■ **Aim of the exercise**: Print word for word the first line of the listing below and every line after it, through the line with "here for NFTC</text>". Leave out the pictures and the rest.

■ **Exercise inputs**:
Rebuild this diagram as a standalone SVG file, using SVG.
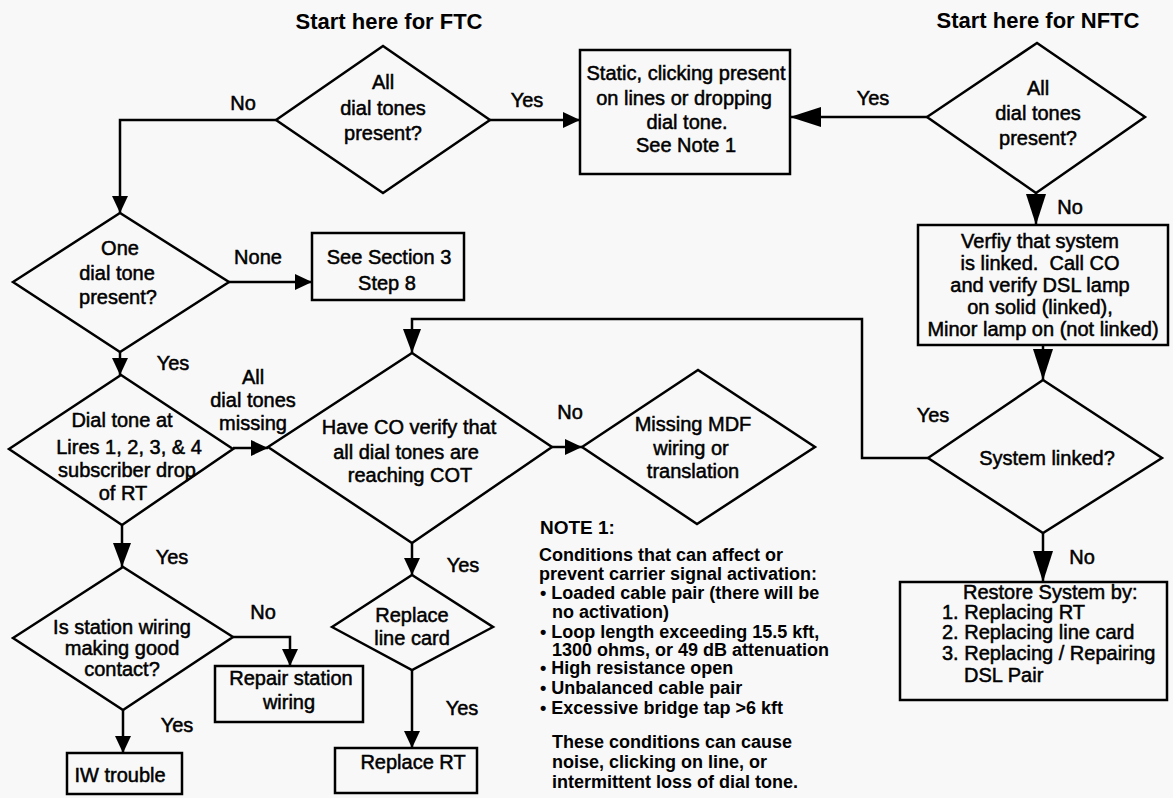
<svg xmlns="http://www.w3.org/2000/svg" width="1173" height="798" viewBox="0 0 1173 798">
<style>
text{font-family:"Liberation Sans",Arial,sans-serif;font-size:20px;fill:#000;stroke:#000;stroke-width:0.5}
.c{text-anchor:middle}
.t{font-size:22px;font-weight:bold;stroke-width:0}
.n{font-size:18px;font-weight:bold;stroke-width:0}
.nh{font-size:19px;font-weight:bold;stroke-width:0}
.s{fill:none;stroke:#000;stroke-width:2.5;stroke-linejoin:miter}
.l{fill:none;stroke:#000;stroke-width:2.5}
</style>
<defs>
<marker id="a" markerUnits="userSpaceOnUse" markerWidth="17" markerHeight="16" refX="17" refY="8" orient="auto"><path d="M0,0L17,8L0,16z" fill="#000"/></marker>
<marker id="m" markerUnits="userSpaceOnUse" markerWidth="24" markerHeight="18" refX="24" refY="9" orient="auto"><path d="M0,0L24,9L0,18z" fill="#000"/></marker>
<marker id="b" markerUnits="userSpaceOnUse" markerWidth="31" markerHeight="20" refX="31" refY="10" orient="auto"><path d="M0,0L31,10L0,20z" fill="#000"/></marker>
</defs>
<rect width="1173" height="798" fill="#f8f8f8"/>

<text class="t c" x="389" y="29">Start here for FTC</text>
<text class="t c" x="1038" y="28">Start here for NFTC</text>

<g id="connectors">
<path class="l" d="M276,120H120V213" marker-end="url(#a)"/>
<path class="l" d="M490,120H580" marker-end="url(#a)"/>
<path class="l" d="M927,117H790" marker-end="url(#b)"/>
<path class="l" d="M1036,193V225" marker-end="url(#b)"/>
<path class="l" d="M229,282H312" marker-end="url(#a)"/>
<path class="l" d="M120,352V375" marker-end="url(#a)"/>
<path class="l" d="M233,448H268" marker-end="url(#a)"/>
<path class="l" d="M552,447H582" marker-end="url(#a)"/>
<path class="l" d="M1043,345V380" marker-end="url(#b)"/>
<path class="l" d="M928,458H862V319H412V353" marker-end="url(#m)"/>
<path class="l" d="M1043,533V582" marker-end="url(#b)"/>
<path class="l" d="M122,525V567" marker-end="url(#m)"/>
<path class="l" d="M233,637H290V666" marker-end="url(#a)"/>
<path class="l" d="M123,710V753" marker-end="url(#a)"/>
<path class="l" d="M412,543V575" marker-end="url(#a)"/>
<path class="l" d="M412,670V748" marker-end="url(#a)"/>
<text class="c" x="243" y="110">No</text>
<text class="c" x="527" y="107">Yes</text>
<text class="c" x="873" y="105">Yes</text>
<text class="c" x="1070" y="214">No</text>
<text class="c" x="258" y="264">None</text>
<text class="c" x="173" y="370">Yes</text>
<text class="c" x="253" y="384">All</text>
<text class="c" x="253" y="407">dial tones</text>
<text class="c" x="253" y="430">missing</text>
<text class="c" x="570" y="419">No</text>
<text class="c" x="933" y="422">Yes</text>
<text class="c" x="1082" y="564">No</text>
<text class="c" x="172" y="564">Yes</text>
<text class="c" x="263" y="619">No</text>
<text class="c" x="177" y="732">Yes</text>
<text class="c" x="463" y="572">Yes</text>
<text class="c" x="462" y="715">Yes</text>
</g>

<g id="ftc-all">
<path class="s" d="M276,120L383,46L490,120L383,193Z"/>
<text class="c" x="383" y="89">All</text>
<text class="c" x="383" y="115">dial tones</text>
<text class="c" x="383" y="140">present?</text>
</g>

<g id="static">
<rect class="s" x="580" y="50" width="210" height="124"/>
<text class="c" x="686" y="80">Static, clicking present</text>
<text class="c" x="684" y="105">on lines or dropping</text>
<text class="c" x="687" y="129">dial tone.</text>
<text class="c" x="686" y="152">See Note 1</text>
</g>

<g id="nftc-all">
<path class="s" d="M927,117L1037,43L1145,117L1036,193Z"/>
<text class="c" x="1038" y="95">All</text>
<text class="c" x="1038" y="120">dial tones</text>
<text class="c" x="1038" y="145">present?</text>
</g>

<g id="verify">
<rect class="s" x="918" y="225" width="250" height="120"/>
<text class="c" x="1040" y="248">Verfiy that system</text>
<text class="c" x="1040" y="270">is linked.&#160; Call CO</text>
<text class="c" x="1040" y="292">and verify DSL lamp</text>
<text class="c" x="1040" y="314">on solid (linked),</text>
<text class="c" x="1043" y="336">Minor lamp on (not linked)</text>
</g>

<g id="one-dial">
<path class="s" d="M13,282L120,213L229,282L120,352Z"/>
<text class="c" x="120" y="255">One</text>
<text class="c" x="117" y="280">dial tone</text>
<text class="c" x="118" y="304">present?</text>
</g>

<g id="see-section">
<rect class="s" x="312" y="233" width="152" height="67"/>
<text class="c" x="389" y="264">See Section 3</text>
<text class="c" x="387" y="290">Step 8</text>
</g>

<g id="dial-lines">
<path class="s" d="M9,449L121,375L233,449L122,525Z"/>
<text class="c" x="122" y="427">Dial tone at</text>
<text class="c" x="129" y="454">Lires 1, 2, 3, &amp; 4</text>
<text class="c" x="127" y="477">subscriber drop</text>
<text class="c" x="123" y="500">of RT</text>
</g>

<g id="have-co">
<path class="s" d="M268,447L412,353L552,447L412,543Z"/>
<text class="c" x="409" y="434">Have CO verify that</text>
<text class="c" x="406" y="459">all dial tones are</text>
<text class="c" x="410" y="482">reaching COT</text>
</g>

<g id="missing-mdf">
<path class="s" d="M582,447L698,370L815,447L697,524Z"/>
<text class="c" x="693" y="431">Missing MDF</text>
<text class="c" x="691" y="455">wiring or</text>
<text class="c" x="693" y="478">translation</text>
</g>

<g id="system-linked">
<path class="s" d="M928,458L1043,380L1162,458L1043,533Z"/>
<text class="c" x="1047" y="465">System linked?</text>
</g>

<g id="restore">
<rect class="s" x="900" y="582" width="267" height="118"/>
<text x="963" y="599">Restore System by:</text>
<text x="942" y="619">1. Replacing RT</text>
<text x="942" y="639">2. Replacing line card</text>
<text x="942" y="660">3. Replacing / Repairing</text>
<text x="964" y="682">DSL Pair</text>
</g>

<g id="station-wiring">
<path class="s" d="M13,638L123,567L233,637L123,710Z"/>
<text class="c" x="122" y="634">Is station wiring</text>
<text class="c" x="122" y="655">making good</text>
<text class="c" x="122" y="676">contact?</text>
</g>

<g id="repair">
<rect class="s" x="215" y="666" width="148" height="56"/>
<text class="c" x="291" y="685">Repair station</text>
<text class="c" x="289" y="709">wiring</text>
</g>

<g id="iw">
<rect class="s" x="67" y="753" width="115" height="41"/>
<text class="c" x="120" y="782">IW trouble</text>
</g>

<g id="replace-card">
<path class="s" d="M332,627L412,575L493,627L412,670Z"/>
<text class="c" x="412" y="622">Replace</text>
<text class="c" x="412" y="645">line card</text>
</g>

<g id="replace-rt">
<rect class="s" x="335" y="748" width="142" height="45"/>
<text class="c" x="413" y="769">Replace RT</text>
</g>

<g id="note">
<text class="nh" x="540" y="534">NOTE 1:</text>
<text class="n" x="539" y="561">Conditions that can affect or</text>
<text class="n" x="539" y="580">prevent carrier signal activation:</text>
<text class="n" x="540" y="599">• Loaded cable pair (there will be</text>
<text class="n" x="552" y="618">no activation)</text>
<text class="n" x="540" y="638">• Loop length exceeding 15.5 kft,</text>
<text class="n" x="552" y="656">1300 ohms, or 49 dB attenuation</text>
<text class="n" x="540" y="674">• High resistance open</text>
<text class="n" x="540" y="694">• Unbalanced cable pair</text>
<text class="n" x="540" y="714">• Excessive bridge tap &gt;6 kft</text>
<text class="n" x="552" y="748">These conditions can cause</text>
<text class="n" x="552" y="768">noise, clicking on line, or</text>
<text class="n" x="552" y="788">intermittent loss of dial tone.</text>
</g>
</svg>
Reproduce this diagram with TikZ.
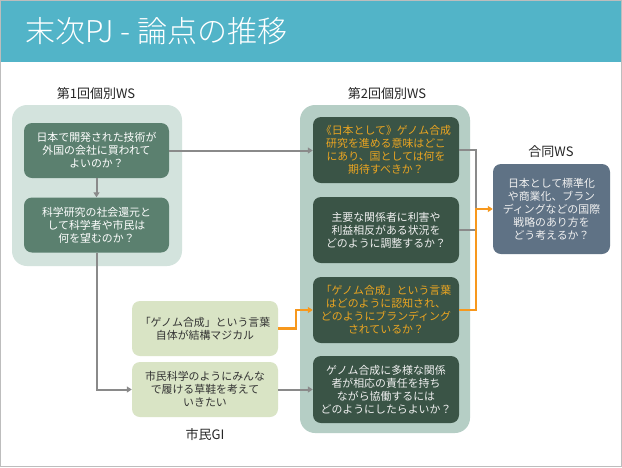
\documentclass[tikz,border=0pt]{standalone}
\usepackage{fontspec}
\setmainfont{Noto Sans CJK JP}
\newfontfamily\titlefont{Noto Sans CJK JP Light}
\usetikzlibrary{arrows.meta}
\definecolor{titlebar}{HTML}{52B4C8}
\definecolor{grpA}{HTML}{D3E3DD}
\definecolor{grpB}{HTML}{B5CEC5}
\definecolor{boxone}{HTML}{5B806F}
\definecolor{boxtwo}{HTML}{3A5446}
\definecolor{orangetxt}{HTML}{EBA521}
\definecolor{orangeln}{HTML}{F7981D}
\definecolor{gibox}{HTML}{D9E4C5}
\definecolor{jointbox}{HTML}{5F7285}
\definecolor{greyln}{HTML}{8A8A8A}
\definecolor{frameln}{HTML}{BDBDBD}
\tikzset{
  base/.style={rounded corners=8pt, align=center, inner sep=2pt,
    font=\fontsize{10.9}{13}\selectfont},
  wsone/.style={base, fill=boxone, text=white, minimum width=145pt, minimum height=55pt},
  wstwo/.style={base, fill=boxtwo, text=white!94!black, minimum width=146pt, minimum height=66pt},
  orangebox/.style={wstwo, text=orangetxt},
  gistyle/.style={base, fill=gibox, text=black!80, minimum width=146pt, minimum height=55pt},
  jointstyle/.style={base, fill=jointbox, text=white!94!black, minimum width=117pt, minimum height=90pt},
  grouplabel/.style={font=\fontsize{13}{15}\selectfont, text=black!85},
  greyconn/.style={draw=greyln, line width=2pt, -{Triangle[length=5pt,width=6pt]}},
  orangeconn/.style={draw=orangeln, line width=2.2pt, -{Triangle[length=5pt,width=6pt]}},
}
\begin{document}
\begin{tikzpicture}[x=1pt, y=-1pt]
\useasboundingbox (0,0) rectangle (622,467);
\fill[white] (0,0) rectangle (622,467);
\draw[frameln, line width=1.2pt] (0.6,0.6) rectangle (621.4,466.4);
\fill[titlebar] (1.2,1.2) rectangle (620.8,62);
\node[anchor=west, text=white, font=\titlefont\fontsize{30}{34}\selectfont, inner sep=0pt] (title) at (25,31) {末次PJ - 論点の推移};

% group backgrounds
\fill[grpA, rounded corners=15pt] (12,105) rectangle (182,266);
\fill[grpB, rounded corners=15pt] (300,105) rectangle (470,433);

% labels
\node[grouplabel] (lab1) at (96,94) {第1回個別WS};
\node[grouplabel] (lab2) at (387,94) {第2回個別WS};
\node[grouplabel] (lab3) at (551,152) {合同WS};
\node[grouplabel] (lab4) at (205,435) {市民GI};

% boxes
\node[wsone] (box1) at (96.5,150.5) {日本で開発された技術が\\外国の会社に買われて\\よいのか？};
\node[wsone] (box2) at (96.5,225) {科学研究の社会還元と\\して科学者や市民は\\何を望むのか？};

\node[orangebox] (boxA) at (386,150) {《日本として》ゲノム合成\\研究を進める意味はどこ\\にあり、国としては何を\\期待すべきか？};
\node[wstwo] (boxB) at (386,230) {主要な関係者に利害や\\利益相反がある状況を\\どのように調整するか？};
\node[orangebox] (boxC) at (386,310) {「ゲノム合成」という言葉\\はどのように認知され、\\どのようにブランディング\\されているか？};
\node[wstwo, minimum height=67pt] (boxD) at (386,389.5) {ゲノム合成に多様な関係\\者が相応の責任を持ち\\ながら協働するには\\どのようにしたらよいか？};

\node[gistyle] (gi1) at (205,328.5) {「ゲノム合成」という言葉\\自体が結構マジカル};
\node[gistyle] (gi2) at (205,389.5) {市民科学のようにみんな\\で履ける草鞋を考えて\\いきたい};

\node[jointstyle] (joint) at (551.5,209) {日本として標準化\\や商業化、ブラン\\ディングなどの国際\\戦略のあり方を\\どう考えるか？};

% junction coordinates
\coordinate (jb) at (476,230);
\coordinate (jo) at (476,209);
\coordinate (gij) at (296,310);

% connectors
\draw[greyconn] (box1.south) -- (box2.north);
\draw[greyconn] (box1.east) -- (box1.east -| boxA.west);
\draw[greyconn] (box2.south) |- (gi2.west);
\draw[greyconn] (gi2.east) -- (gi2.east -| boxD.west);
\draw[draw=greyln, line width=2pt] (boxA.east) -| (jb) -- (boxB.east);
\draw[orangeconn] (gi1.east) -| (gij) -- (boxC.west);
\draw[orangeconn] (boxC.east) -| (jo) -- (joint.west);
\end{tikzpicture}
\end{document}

■ **Exercise response**:
Rebuild this diagram as a standalone SVG file, using SVG.
<svg xmlns="http://www.w3.org/2000/svg" width="1173" height="798" viewBox="0 0 1173 798">
<style>
text{font-family:"Liberation Sans",Arial,sans-serif;font-size:20px;fill:#000;stroke:#000;stroke-width:0.5}
.c{text-anchor:middle}
.t{font-size:22px;font-weight:bold;stroke-width:0}
.n{font-size:18px;font-weight:bold;stroke-width:0}
.nh{font-size:19px;font-weight:bold;stroke-width:0}
.s{fill:none;stroke:#000;stroke-width:2.5;stroke-linejoin:miter}
.l{fill:none;stroke:#000;stroke-width:2.5}
</style>
<defs>
<marker id="a" markerUnits="userSpaceOnUse" markerWidth="17" markerHeight="16" refX="17" refY="8" orient="auto"><path d="M0,0L17,8L0,16z" fill="#000"/></marker>
<marker id="m" markerUnits="userSpaceOnUse" markerWidth="24" markerHeight="18" refX="24" refY="9" orient="auto"><path d="M0,0L24,9L0,18z" fill="#000"/></marker>
<marker id="b" markerUnits="userSpaceOnUse" markerWidth="31" markerHeight="20" refX="31" refY="10" orient="auto"><path d="M0,0L31,10L0,20z" fill="#000"/></marker>
</defs>
<rect width="1173" height="798" fill="#f8f8f8"/>

<text class="t c" x="389" y="29">Start here for FTC</text>
<text class="t c" x="1038" y="28">Start here for NFTC</text>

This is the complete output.